Scottish woman burned as a witch in 1657

Maggie Wall (died Perthshire c. 1657), was believed to have been burned as a witch. She is best known for the memorial monument in Dunning, Perthshire inscribed with "Maggie Wall burnt here 1657 as a witch". A skull on display in the Saracen Head pub in Gallowgate, Glasgow, is claimed to be Wall's.

== Life ==
There is no public record of Maggie Wall, the only record of her is in anecdotal accounts and stories; it remains a mystery whether she existed. Wall is believed to have been condemned as a witch in the 17th century, as part of the Scottish Witch Trials.

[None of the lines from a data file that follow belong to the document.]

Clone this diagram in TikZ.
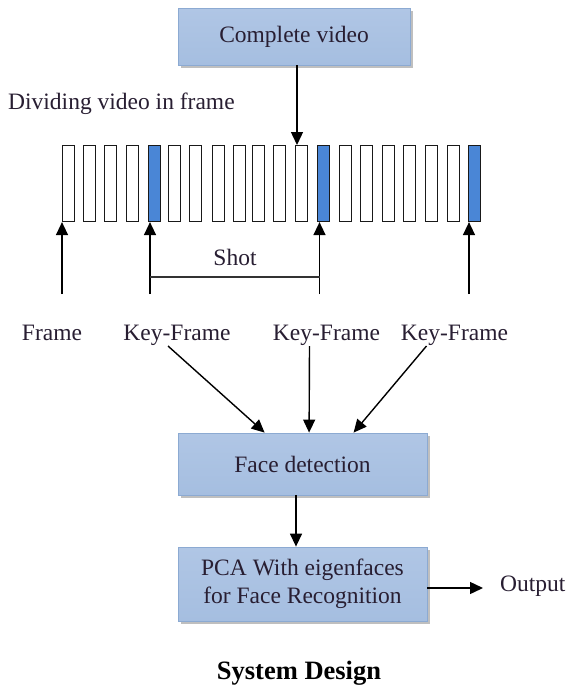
\documentclass[tikz,border=0pt]{standalone}
\usepackage{fontspec}
\setmainfont{Liberation Serif}
\usetikzlibrary{arrows.meta,shadows,calc}
\definecolor{txt}{RGB}{40,30,50}
\definecolor{keyblue}{RGB}{74,134,214}
\definecolor{boxedge}{RGB}{140,170,210}
\definecolor{bA}{RGB}{176,198,229}
\definecolor{bB}{RGB}{238,243,250}
\definecolor{bC}{RGB}{165,190,224}
\begin{document}
\begin{tikzpicture}[x=1pt,y=-1pt,
  font=\fontsize{23.5}{28}\selectfont, text=txt,
  box/.style={draw=boxedge, line width=0.8pt, top color=bA, middle color=bB, bottom color=bC,
    drop shadow={shadow xshift=3pt, shadow yshift=-3pt, fill=black!45, opacity=0.55},
    inner sep=0pt, align=center},
  frm/.style={draw=black!90, line width=1.1pt, fill=white, minimum width=12pt, minimum height=76pt, inner sep=0pt},
  keyfrm/.style={frm, fill=keyblue},
  arr/.style={line width=1.4pt, -{Triangle[length=13pt,width=12pt]}},
  lbl/.style={anchor=base, inner sep=0pt}]
\useasboundingbox (0,0) rectangle (571,688);
\fill[white] (0,0) rectangle (571,688);

% boxes
\node[box, minimum width=232pt, minimum height=57pt] (cv) at (294,36.5) {Complete video};
\node[box, minimum width=249pt, minimum height=62pt] (fd) at (302.5,464) {Face detection};
\node[box, minimum width=249pt, minimum height=74pt] (pca) at (302.5,584) {PCA With eigenfaces\\for Face Recognition};

% title texts
\node[anchor=base west, inner sep=0pt] (div) at (8,109) {Dividing video in frame};

% frames
\foreach \i/\x in {1/61.7,2/82.7,3/104.3,4/126,6/167.7,7/189,8/212.3,9/232.7,10/252.3,11/273.3,12/295,14/339,15/360,16/381.7,17/402.7,18/425,19/447.3}
  \node[frm, anchor=north west] (f\i) at (\x,145) {};
\foreach \i/\x in {5/148.3,13/317.3,20/468.3}
  \node[keyfrm, anchor=north west] (f\i) at (\x,145) {};

% arrow from complete video to frames
\coordinate (tv) at (297,65);
\draw[arr] (tv) -- (tv |- f12.north);

% up arrows
\coordinate (u1) at (62,294);
\coordinate (u2) at (150,294);
\coordinate (u3) at (319.5,294);
\coordinate (u4) at (469,294);
\draw[arr] (u1) -- (u1 |- f1.south);
\draw[arr] (u2) -- (u2 |- f5.south);
\draw[arr] (u3) -- (u3 |- f13.south);
\draw[arr] (u4) -- (u4 |- f20.south);

% shot bracket
\coordinate (s1) at (150,277);
\coordinate (s2) at (319.5,277);
\draw[line width=1.2pt, black!80] (s1) -- (s2);
\node[lbl] (shot) at (235,265) {Shot};

% labels
\node[lbl] (fr) at (52,340) {Frame};
\node[lbl] (kf1) at (177,340) {Key-Frame};
\node[lbl] (kf2) at (326.5,340) {Key-Frame};
\node[lbl] (kf3) at (454.5,340) {Key-Frame};

% key-frame arrows to face detection
\draw[arr] ($(kf1.base)+(-9,6)$) -- ($(fd.north west)+(87,0)$);
\draw[arr] ($(kf2.base)+(-17,6)$) -- ($(fd.north west)+(131.5,0)$);
\draw[arr] ($(kf3.base)+(-28,6)$) -- ($(fd.north west)+(176,0)$);

% face detection to PCA
\coordinate (m1) at (296,495);
\draw[arr] (m1) -- (m1 |- pca.north);

% output
\node[anchor=base west, inner sep=0pt] (out) at (500,591) {Output};
\coordinate (o1) at (427,588);
\draw[arr] (pca.east |- o1) -- (483,588);

% caption
\node[lbl, font=\fontsize{26.5}{30}\selectfont\bfseries, text=black] (cap) at (299,679) {System Design};
\end{tikzpicture}
\end{document}
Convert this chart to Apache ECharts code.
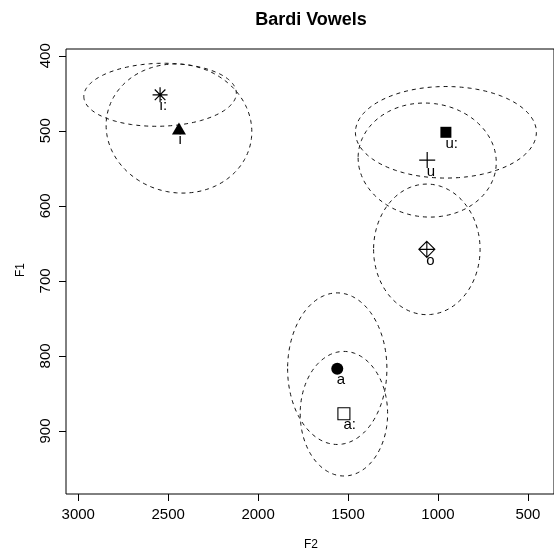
<!DOCTYPE html>
<html>
<head>
<meta charset="utf-8">
<script src="https://cdn.jsdelivr.net/npm/echarts@6/dist/echarts.min.js"></script>
<style>
  html, body { margin: 0; padding: 0; background: #fff; }
  #chart { width: 554px; height: 552px; }
</style>
</head>
<body>
<div id="chart"></div>
<script>
// Vowel means (Hz) and the spread of each vowel cloud
const vowels     = ['i:', 'i', 'u:', 'u', 'o', 'a', 'a:'];
const meanF2     = [2545, 2440, 956, 1060, 1062, 1560, 1523];
const meanF1     = [452, 497, 502, 539, 658, 817, 877];
const spreadF2   = [424, 405, 503, 384, 296, 276, 243];
const spreadF1   = [42, 86, 61, 76, 87, 101, 83];
const spreadCorr = [0.05, -0.05, 0, -0.04, 0, 0, 0];

// Axis ticks
const f2Ticks = [500, 1000, 1500, 2000, 2500, 3000];
const f1Ticks = [400, 500, 600, 700, 800, 900];

const FONT = '"Liberation Sans", Arial, Helvetica, sans-serif';

// Plotting symbol for each vowel
const markerStyles = {
  'i:': { symbol: 'path://M0,-1L0,1M-1,0L1,0M-0.7071,-0.7071L0.7071,0.7071M-0.7071,0.7071L0.7071,-0.7071',
          size: 15, fill: 'none', line: 1.2 },
  'i':  { symbol: 'triangle', size: [14, 12], fill: '#000', line: 0 },
  'u:': { symbol: 'rect', size: 11, fill: '#000', line: 0 },
  'u':  { symbol: 'path://M0,-1L0,1M-1,0L1,0', size: 16, fill: 'none', line: 1.2 },
  'o':  { symbol: 'path://M0,-1L1,0L0,1L-1,0ZM0,-1L0,1M-1,0L1,0', size: 16, fill: 'none', line: 1.1 },
  'a':  { symbol: 'circle', size: 12, fill: '#000', line: 0 },
  'a:': { symbol: 'rect', size: 12, fill: '#fff', line: 1.1 }
};

const chart = echarts.init(document.getElementById('chart'), null, { renderer: 'canvas' });

const pointSeries = vowels.map((v, k) => {
  const m = markerStyles[v];
  return {
    type: 'scatter',
    name: v,
    data: [[meanF2[k], meanF1[k]]],
    symbol: m.symbol,
    symbolSize: m.size,
    itemStyle: { color: m.fill, borderColor: '#000', borderWidth: m.line, opacity: 1 },
    label: {
      show: true,
      formatter: v,
      position: 'inside',
      align: 'left',
      verticalAlign: 'middle',
      offset: [-0.5, 11.5],
      color: '#000',
      fontSize: 15,
      fontFamily: FONT,
      textBorderWidth: 0
    },
    emphasis: { disabled: true },
    silent: true,
    z: 3
  };
});

// Dashed spread ellipse around each vowel mean
const ellipseSeries = {
  type: 'custom',
  data: vowels.map((v, k) => [meanF2[k], meanF1[k], spreadF2[k], spreadF1[k], spreadCorr[k]]),
  encode: { x: 0, y: 1 },
  silent: true,
  clip: false,
  z: 2,
  renderItem: function (params, api) {
    const cx = api.value(0), cy = api.value(1);
    const rx = api.value(2), ry = api.value(3);
    const d = Math.acos(api.value(4));
    const pts = [];
    for (let s = 0; s < 360; s += 2) {
      const t = s * Math.PI / 180;
      pts.push(api.coord([cx + rx * Math.cos(t), cy + ry * Math.cos(t - d)]));
    }
    return {
      type: 'polygon',
      shape: { points: pts },
      style: { fill: 'none', stroke: '#111', lineWidth: 1, lineDash: [4, 4] }
    };
  }
};

const plainNumber = (v) => String(v);

chart.setOption({
  animation: false,
  backgroundColor: '#fff',
  grid: {
    left: 66, top: 49, width: 491, height: 445,
    show: true, borderColor: '#000', borderWidth: 1, backgroundColor: 'transparent'
  },
  xAxis: {
    type: 'value',
    inverse: true,
    min: 355, max: 3068,
    splitLine: { show: false },
    axisLine: { show: false },
    axisTick: { show: true, length: 7, customValues: f2Ticks, lineStyle: { color: '#000', width: 1 } },
    axisLabel: { show: true, customValues: f2Ticks, formatter: plainNumber, margin: 13, color: '#000', fontSize: 15, fontFamily: FONT }
  },
  yAxis: {
    type: 'value',
    inverse: true,
    min: 391, max: 984,
    splitLine: { show: false },
    axisLine: { show: false },
    axisTick: { show: true, length: 7, customValues: f1Ticks, lineStyle: { color: '#000', width: 1 } },
    axisLabel: { show: true, customValues: f1Ticks, formatter: plainNumber, rotate: 90, margin: 13, color: '#000', fontSize: 15, fontFamily: FONT }
  },
  graphic: [
    { type: 'text', x: 311, y: 20, style: { text: 'Bardi Vowels', font: 'bold 18px ' + FONT, fill: '#000', align: 'center', verticalAlign: 'middle' } },
    { type: 'text', x: 311, y: 545, style: { text: 'F2', font: '12px ' + FONT, fill: '#000', align: 'center', verticalAlign: 'middle' } },
    { type: 'text', x: 21, y: 270, rotation: Math.PI / 2, style: { text: 'F1', font: '12px ' + FONT, fill: '#000', align: 'center', verticalAlign: 'middle' } }
  ],
  series: [ellipseSeries].concat(pointSeries)
});
</script>
</body>
</html>
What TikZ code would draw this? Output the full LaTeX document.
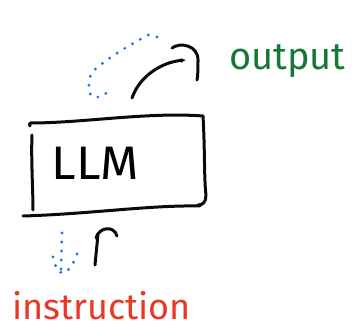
\documentclass[tikz,border=0pt]{standalone}
\usepackage{fontspec}
\usepackage{graphicx}
\setmainfont{Fira Sans}
\usetikzlibrary{arrows.meta}
\definecolor{penblack}{RGB}{10,10,10}
\definecolor{penblue}{RGB}{30,115,240}
\definecolor{pengreen}{RGB}{20,120,55}
\definecolor{penred}{RGB}{232,55,35}
\tikzset{
  ink/.style={draw=penblack, line width=3pt, line cap=round, line join=round},
  dots/.style={draw=penblue, line width=3.2pt, line cap=round, dash pattern=on 0pt off 9pt},
  label/.style={inner sep=0pt, anchor=base west}
}
\begin{document}
\begin{tikzpicture}[x=1pt, y=-1pt]
  \useasboundingbox (0,0) rectangle (354,328);

  % the model box, sketched edge by edge
  \node[font=\fontsize{47}{47}\selectfont, inner sep=0pt] (llm) at (95,163) {\scalebox{1.05}[1]{LLM}};
  \draw[ink] (30,126) .. controls (28,122) and (32,123) .. (36,123)
                      .. controls (90,122) and (150,112) .. (203,116);
  \draw[ink] (203,116) .. controls (205,150) and (204,180) .. (206,195)
                       .. controls (206,202) and (203,205) .. (198,205);
  \draw[ink] (23,216) .. controls (90,214) and (150,205) .. (200,206);
  \draw[ink] (32,135) .. controls (31,160) and (33,190) .. (33,210);

  % arrow out of the box towards the output
  \coordinate (outstart) at (132,98);
  \coordinate (outend) at (186,60);
  \draw[ink, -{Latex[length=5pt,width=5pt]}] (outstart) .. controls (140,75) and (163,62) .. (outend);
  \draw[ink] (172,48) .. controls (180,42) and (198,45) .. (198,60)
                      .. controls (198,68) and (198,75) .. (197,80);

  % dotted return path above the box
  \draw[dots] (157,37) -- (148,35) .. controls (130,45) and (100,62) .. (91,74)
              .. controls (88,82) and (88,95) .. (93,97) -- (100,97) -- (108,92);

  % arrow from the instruction into the box
  \coordinate (instart) at (95,265);
  \coordinate (inend) at (98,234);
  \draw[ink] (instart) -- (inend);
  \draw[ink] (96,238) .. controls (99,227) and (114,225) .. (117,236);

  % dotted arrow pointing down to the instruction
  \draw[dots] (62,233) -- (61,271);
  \draw[dots] (53,257) -- (57,270) -- (62,273);
  \draw[dots] (77,254) -- (72,266) -- (66,272);

  % labels
  \node[label, text=pengreen, font=\fontsize{38}{38}\selectfont] (output) at (229,70)
    {output};
  \node[label, text=penred, font=\fontsize{36}{36}\selectfont] (instruction) at (12,320)
    {instruction};
\end{tikzpicture}
\end{document}
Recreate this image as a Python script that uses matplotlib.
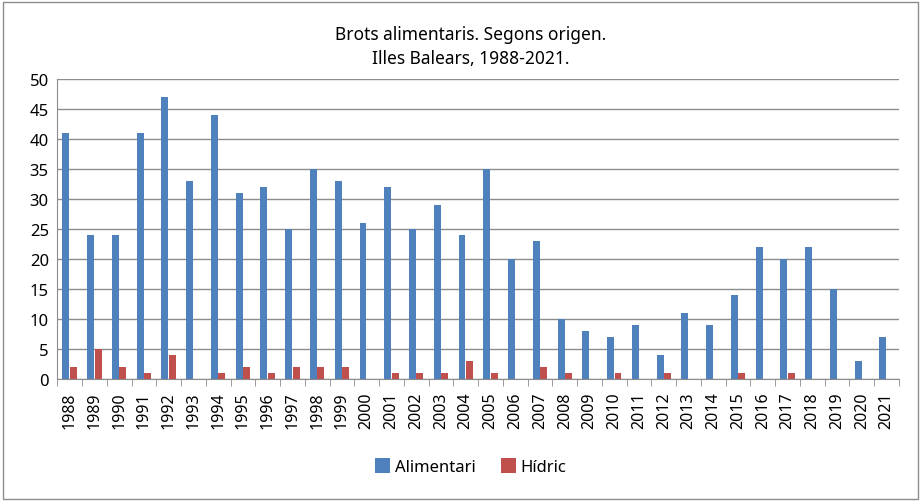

There are a number of theories about her identity. One theory suggests she was a member of the Rollos family of Duncrub Castle near Dunning, Perthshire. Another suggests she was part of a group of 120 women who attacked a group from the Presbytery of Perth who set out to discipline a minister, Rev. George Muschet. The group of women aimed to protect the Muschet from being disciplined, but it is thought that Wall could have been caught up in this and subsequently burnt as a witch.

== Death ==
When condemned as a witch in Scotland during the witch trials, it was custom to strangle the woman to death before burning them. Records show that around 6–9 women were condemned as witches and were killed in Dunning.

== Monument ==
A memorial monument to Wall is situated approximately 1 mi west of Dunning. The stone monument is approximately 20 ft tall and resembles a cairn. It is topped by a stone cross and bears the painted inscription "Maggie Wall burnt here 1657 as a witch".

The monument is the first known monument erected in memory of a witch in Scotland. The first record of the monument appears around 1800, but exactly when the monument was erected is contested.

Author Geoff Holder tried to shed new light on Maggie Wall and the monument in his book Paranormal Perthshire. Holder concluded that the monument was very likely a folly or cenotaph to all the women burned as witches in Dunning, with Maggie Wall being a composite figure, named after the surrounding fields from historical maps.